The friendly competition between Disney and Universal for tourist dollars in Orlando has given us some truly amazing gifts as consumers. We’ve gotten incredible rides like Harry Potter and the Forbidden Journey and Avatar: Flight of Passage. We’ve seen amazing water parks like Volcano Bay get built, and massive shopping destinations like Disney Springs come into existence.
And, because of their newfound commitment to taking on Disney, Universal has managed to outclass its local competition with bigger thrills, more technological innovation, and better value resorts. It really is harder to say no to a spending a day or two at Universal than it ever has been.
That said, Disney is still king for a reason. As much as Universal may try, here are five things that Disney still does much better.
When it comes to areas like Hogwarts Castle or the queue for Skull Island: Reign of Kong, Universal created immersive environment with the sights and sounds of the source material. Hogwarts doesn’t just look exactly like it does on screen, it also features the music you hear when you visit those locations on film.

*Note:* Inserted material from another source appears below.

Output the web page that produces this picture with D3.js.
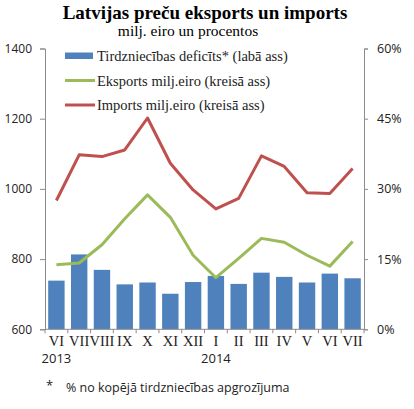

When Universal has to fill its less-well-themed areas with music, the effect is much less transporting. Areas like New York or World Expo lack the same sense of musical specificity that you find in Hogsmeade or Diagon Alley. They play film scores and things you’d recognize if you listen closely, but it doesn’t quite make you feel the same way.

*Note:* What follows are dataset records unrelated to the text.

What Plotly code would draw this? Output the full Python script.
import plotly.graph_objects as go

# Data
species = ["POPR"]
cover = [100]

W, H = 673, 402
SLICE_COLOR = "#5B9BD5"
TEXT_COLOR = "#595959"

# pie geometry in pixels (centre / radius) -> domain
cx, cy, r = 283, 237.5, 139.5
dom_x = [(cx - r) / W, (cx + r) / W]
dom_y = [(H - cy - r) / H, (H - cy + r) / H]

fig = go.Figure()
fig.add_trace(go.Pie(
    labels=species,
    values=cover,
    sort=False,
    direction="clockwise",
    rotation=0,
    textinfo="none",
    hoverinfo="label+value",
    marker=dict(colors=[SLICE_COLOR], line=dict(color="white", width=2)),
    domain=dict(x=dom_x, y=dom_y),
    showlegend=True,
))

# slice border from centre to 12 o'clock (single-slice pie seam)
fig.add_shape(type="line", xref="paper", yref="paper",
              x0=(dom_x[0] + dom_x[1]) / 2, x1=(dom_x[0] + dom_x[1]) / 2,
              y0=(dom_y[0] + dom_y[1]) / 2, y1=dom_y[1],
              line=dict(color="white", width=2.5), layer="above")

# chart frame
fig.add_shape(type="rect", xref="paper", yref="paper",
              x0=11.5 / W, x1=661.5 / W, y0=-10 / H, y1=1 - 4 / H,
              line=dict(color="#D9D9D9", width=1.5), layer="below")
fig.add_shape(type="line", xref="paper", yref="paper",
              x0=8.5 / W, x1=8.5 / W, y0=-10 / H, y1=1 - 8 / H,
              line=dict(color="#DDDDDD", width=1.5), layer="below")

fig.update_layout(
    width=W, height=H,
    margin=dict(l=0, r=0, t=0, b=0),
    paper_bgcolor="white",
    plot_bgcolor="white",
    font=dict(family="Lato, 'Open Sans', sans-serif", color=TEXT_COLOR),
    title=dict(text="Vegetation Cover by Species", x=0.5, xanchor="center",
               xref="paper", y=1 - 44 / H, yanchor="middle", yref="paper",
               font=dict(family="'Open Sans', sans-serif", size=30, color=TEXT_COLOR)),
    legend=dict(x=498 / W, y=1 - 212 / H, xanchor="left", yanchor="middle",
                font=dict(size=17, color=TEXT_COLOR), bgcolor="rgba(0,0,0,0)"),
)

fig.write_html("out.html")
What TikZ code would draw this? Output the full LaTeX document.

Compare this to Disney: Every inch of Walt Disney World property has its own audio soundscape designed specifically for that place. The lobby of the Animal Kingdom Lodge sounds exactly like you think it would, and also very different than the area outside Mouse Gear at Epcot.
Disney’s background music is so beloved and iconic, Spotify playlists and bootleg soundtracks are regularly shared online — with the hopes of making fans feel like they’re back in their favorite place.

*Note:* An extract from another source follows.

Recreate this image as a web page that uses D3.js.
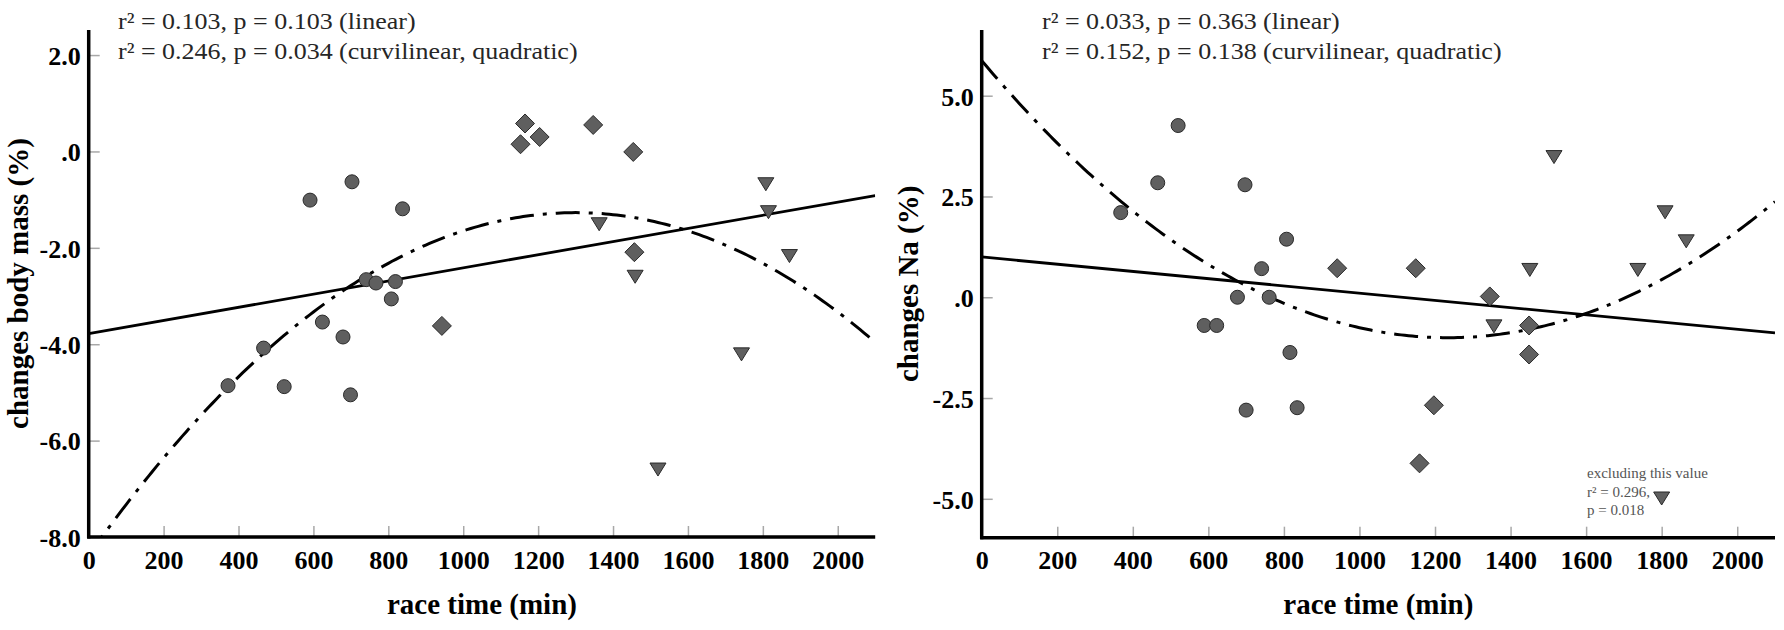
<!DOCTYPE html>
<html>
<head>
<meta charset="utf-8">
<script src="https://cdn.jsdelivr.net/npm/d3@7"></script>
<style>
  html, body { margin: 0; padding: 0; background: #fff; }
  svg { display: block; font-family: "Liberation Serif", "Times New Roman", serif; }
</style>
</head>
<body>
<svg id="chart" width="1784" height="630"></svg>
<script>
// ---------- Data ----------
const xTicks = [0, 200, 400, 600, 800, 1000, 1200, 1400, 1600, 1800, 2000];
const bmTicks = [2, 0, -2, -4, -6, -8];
const bmTickLabels = ["2.0", ".0", "-2.0", "-4.0", "-6.0", "-8.0"];
const naTicks = [5, 2.5, 0, -2.5, -5];
const naTickLabels = ["5.0", "2.5", ".0", "-2.5", "-5.0"];

// Left panel: changes body mass (%)
const bmCircleX = [372, 467, 522, 591, 624, 679, 703, 699, 741, 767, 808, 819, 838];
const bmCircleY = [-4.86, -4.08, -4.88, -1.01, -3.54, -3.85, -0.63, -5.05, -2.66, -2.73, -3.06, -2.70, -1.19];
const bmDiamondX = [943, 1153, 1165, 1204, 1347, 1454, 1457];
const bmDiamondY = [-3.62, 0.15, 0.58, 0.30, 0.55, -0.01, -2.09];
const bmTriangleX = [1363, 1459, 1520, 1743, 1808, 1815, 1871];
const bmTriangleY = [-1.50, -2.59, -6.59, -4.20, -0.67, -1.25, -2.16];
const bmLinear = [-3.78, 0.001364];                // intercept, slope
const bmQuad = [-8.378, 0.010936, -0.000004206];   // b0, b1, b2

// Right panel: changes Na (%)
const naCircleX = [368, 466, 520, 589, 622, 677, 697, 700, 741, 761, 807, 816, 835];
const naCircleY = [2.10, 2.84, 4.26, -0.70, -0.70, 0.0, 2.79, -2.80, 0.71, 0.0, 1.44, -1.37, -2.74];
const naDiamondX = [941, 1149, 1159, 1197, 1345, 1449, 1449];
const naDiamondY = [0.72, 0.72, -4.12, -2.68, 0.02, -0.70, -1.42];
const naTriangleX = [1356, 1451, 1515, 1737, 1809, 1800, 1865];
const naTriangleY = [-0.71, 0.69, 3.49, 0.69, 2.12, -4.98, 1.40];
const naLinear = [1.0, -0.000897];
const naQuad = [5.8706, -0.011134, 0.0000045086];

const bmNotes = ["r\u00B2 = 0.103, p = 0.103 (linear)", "r\u00B2 = 0.246, p = 0.034 (curvilinear, quadratic)"];
const naNotes = ["r\u00B2 = 0.033, p = 0.363 (linear)", "r\u00B2 = 0.152, p = 0.138 (curvilinear, quadratic)"];
const naExcludeNote = ["excluding this value", "r\u00B2 = 0.296,", "p = 0.018"];

// ---------- Drawing ----------
const svg = d3.select("#chart");
svg.append("rect").attr("width", 1784).attr("height", 630).attr("fill", "#fff");

const FILL = "#5f5f5f", STROKE = "#2a2a2a";

function panel(opt) {
  const x = d3.scaleLinear().domain([0, 2100]).range([opt.left, opt.right]);
  const y = d3.scaleLinear().domain(opt.yDomain).range([opt.bottom, opt.top]);
  const g = svg.append("g");
  const clipId = "clip" + opt.id;
  svg.append("clipPath").attr("id", clipId).append("rect")
    .attr("x", opt.left).attr("y", opt.top)
    .attr("width", opt.right - opt.left).attr("height", opt.bottom - opt.top);

  // x ticks (inside, grey)
  const xAxis = d3.axisBottom(x).tickValues(xTicks).tickSizeInner(-11).tickSizeOuter(0).tickPadding(24)
    .tickFormat(d3.format("d"));
  const gx = g.append("g").attr("transform", `translate(0,${opt.bottom})`).call(xAxis);
  gx.select(".domain").remove();
  gx.selectAll(".tick line").attr("stroke", "#a8a8a8").attr("stroke-width", 1.5);
  gx.selectAll(".tick text").attr("font-size", 26).attr("font-weight", "bold").attr("fill", "#000")
    .attr("font-family", "Liberation Serif, serif").attr("dy", "0.3em");

  // y ticks
  const yAxis = d3.axisLeft(y).tickValues(opt.yTicks).tickSizeInner(-11).tickSizeOuter(0).tickPadding(8)
    .tickFormat((d, i) => opt.yLabels[i]);
  const gy = g.append("g").attr("transform", `translate(${opt.left},0)`).call(yAxis);
  gy.select(".domain").remove();
  gy.selectAll(".tick line").attr("stroke", "#a8a8a8").attr("stroke-width", 1.5);
  gy.selectAll(".tick text").attr("font-size", 26).attr("font-weight", "bold").attr("fill", "#000")
    .attr("font-family", "Liberation Serif, serif").attr("dy", "0.36em");

  // axis lines
  g.append("line").attr("x1", opt.left).attr("x2", opt.left).attr("y1", opt.top).attr("y2", opt.bottom + 1.5)
    .attr("stroke", "#000").attr("stroke-width", 3.5);
  g.append("line").attr("x1", opt.left - 1.5).attr("x2", opt.right).attr("y1", opt.bottom).attr("y2", opt.bottom)
    .attr("stroke", "#000").attr("stroke-width", 3.5);

  // fit lines
  const xs = d3.range(0, 2101, 10);
  const lin = opt.linear, quad = opt.quad;
  const line = d3.line().x(d => x(d[0])).y(d => y(d[1]));
  const fitG = g.append("g").attr("clip-path", `url(#${clipId})`);
  fitG.append("path").datum([[0, lin[0]], [2100, lin[0] + lin[1] * 2100]])
    .attr("d", line).attr("fill", "none").attr("stroke", "#000").attr("stroke-width", 2.8);
  fitG.append("path").datum(xs.map(v => [v, quad[0] + quad[1] * v + quad[2] * v * v]))
    .attr("d", line).attr("fill", "none").attr("stroke", "#000").attr("stroke-width", 3)
    .attr("stroke-dasharray", "24,9,4,9");

  // markers
  const mg = g.append("g");
  const circles = opt.cx.map((v, i) => [v, opt.cy[i]]);
  const diamonds = opt.dx.map((v, i) => [v, opt.dy[i]]);
  const tris = opt.tx.map((v, i) => [v, opt.ty[i]]);
  mg.selectAll("circle.c").data(circles).join("circle")
    .attr("cx", d => x(d[0])).attr("cy", d => y(d[1])).attr("r", 7)
    .attr("fill", FILL).attr("stroke", STROKE).attr("stroke-width", 1);
  mg.selectAll("path.d").data(diamonds).join("path")
    .attr("d", d => { const px = x(d[0]), py = y(d[1]), s = 9.5;
      return `M${px},${py - s}L${px + s},${py}L${px},${py + s}L${px - s},${py}Z`; })
    .attr("fill", FILL).attr("stroke", STROKE).attr("stroke-width", 1);
  mg.selectAll("path.t").data(tris).join("path")
    .attr("d", d => { const px = x(d[0]), py = y(d[1]);
      return `M${px - 8},${py - 6}L${px + 8},${py - 6}L${px},${py + 7}Z`; })
    .attr("fill", FILL).attr("stroke", STROKE).attr("stroke-width", 1);

  // annotations
  opt.notes.forEach((t, i) => {
    g.append("text").attr("transform", `translate(${opt.noteX},${29 + i * 30}) scale(1.13,1)`).text(t)
      .attr("font-size", 23).attr("fill", "#262626");
  });

  // axis titles
  g.append("text").attr("x", (opt.left + opt.right) / 2).attr("y", 614).attr("text-anchor", "middle")
    .attr("font-size", 29).attr("font-weight", "bold").text("race time (min)");
  g.append("text").attr("transform", `translate(${opt.titleX},${(opt.top + opt.bottom) / 2}) rotate(-90)`)
    .attr("text-anchor", "middle").attr("font-size", 29).attr("font-weight", "bold").text(opt.yTitle);

  return { x, y, g };
}

panel({
  id: "L", left: 88.7, right: 875.2, top: 30, bottom: 537, yDomain: [-8, 2.52],
  yTicks: bmTicks, yLabels: bmTickLabels,
  cx: bmCircleX, cy: bmCircleY, dx: bmDiamondX, dy: bmDiamondY, tx: bmTriangleX, ty: bmTriangleY,
  linear: bmLinear, quad: bmQuad, notes: bmNotes, noteX: 118, titleX: 28,
  yTitle: "changes body mass (%)"
});

const R = panel({
  id: "R", left: 981.7, right: 1775, top: 30, bottom: 537.7, yDomain: [-5.965, 6.63],
  yTicks: naTicks, yLabels: naTickLabels,
  cx: naCircleX, cy: naCircleY, dx: naDiamondX, dy: naDiamondY, tx: naTriangleX, ty: naTriangleY,
  linear: naLinear, quad: naQuad, notes: naNotes, noteX: 1042, titleX: 918,
  yTitle: "changes Na (%)"
});

naExcludeNote.forEach((t, i) => {
  R.g.append("text").attr("x", 1587).attr("y", 478 + i * 18.5).text(t)
    .attr("font-size", 15).attr("fill", "#555");
});
</script>
</body>
</html>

Universal does a lot right — but background music is one place where Disney still has an edge.
Sure, it might seem unfair to compare the two. Disney has hundreds of acres through which it must transport guests from resort to park to resort to park. Meanwhile, Universal is fairly self-contained — with resorts and theme parks broadly within walking distance.
Still, Disney does manage to make Walt Disney World feel more like its own city — featuring its own magical methods of public transit that far outclass Universal’s.
From monorails to ferries to gondolas to trains, Disney has every form of transportation imaginable outside of light aircraft. You can take the Skyliner from Disney’s Hollywood Studios to Epcot, walk to the entrance and take the monorail to the Magic Kingdom, then take a ferry to Fort Wilderness — all without ever taking a bus. Moreover, the adventure feels like an attraction unto itself.
Universal does have a small ferry system, and importantly, it features the single best transportation system of any Orlando Park — the Hogwarts Express — but that alone does not make up for the fact that Disney has a way of moving thousands of more people through its property efficiently and entertainingly.